Je voulais lire Yoga à sa sortie et puis il s’est perdu dans la marée de titres parus. C’est la lecture de V13 qui m’a ramené vers sa version poche. On m’a mis en garde « c’est autocentré« . J’ai pensé à « I am, I am » de Maggie O’Farrel, à Delphine De Vigan parlant de son anorexie, de sa mère et à tant d’autres écrivains. Ce n’était pas une raison pour moi de repousser le livre, tant que le propos n’était pas trop germanopratin, complaisant sur soi même, cynique (j’ai quelques noms en tête) et au final qui ne dépasse pas beaucoup celui qui raconte.

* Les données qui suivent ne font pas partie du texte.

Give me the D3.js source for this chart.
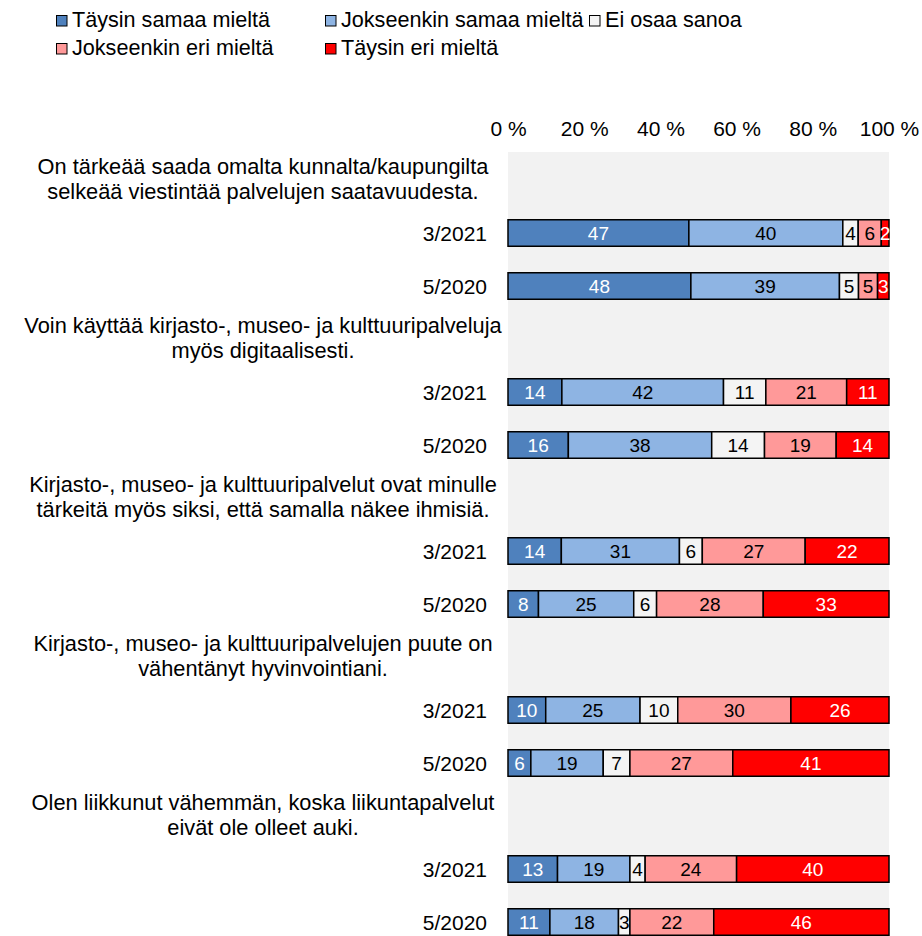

Et puis comment parler autrement de son expérience du yoga (avec l’idée d’écrire un petit livre gai dessus, spoiler : c’est raté !) et de la dépression ? Et si vous vous demandez si Yoga est « intéressant » même si on ne pratique ni le yoga ni la méditation (en tous cas pas dans la forme décrite dans le livre) et si on n’a jamais connu d’épisode dépressif, la réponse est oui bien entendu ! C’est cela la force de l’écrivain, pouvoir écrire sur tout et le rendre intelligible, touchant, universel.
Attention second spoiler : le yoga ne l’a pas sauvé de la dépression sévère et du trouble bipolaire niveau II dont il souffre. Ce qui a sauvé Emmanuel Carrère ce sont les électrochocs (cela me parait fou qu’on utilise encore cette solution de nos jours), le lithium et cette mini dose qu’il prend désormais tous les jours et peut-être aussi se tourner vers les autres (mais cela demandait déjà d’être en état de le faire).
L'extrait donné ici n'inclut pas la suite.